9. Así, pues, san Bernardo también fue en muchos aspectos una expresión de la síntesis cristiana: huida del mundo y fuerza que domina el mundo (dentro-fuera); vida personalísima, pero enteramente arraigada en la Iglesia objetiva y en su catolicidad de valores (sujeto-objeto, individuo-comunidad), suprema santidad junto con una firme, vivísima humanidad (humildad-conciencia de sí mismo). Especialmente en esta última síntesis demuestra san Bernardo (quizá con mayor vigor que los restantes santos) cuán lejos de la pujanza y riqueza de la verdadera santidad católica está ese tipo de santo exangüe que algunos, con estrecha y escasa visión, han querido atribuir a la Iglesia como modelo.

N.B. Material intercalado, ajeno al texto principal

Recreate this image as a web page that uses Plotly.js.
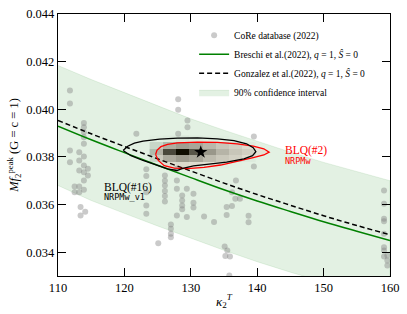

Semejante síntesis no tiene nada que vez con una armonía sosegada; es una pesada carga para el que la realiza. El mismo Bernardo encontró, lamentándose, una preciosa formulación para la complejidad de su ser, por la que él tanto sufría: «yo soy la quimera del siglo». En una medida fuera de lo común se halló envuelto en la política de la Iglesia, en las luchas teológicas y monásticas y en la política -por así decir- de todo el Occidente; durante muchos años viajó como un no-monje por los caminos y ríos de Europa; pero la soledad, la mortificación y la plegaria fueron siempre su gran pasión.
Notas
[53] El tan conocido título de «doctor melifluo» apareció en el siglo XV como consecuencia de la difusión de escritos no auténticos.
[54] La denominación de «curia» apareció en el siglo XI, cuando, a consecuencia de la centralización, aumentó también el número de los funcionarios pontificios, Bernardo consideraba la «corte» en cuanto tal algo pernicioso.
[55] Bonifacio VIII se servirá luego literalmente de este pasaje de Bernardo.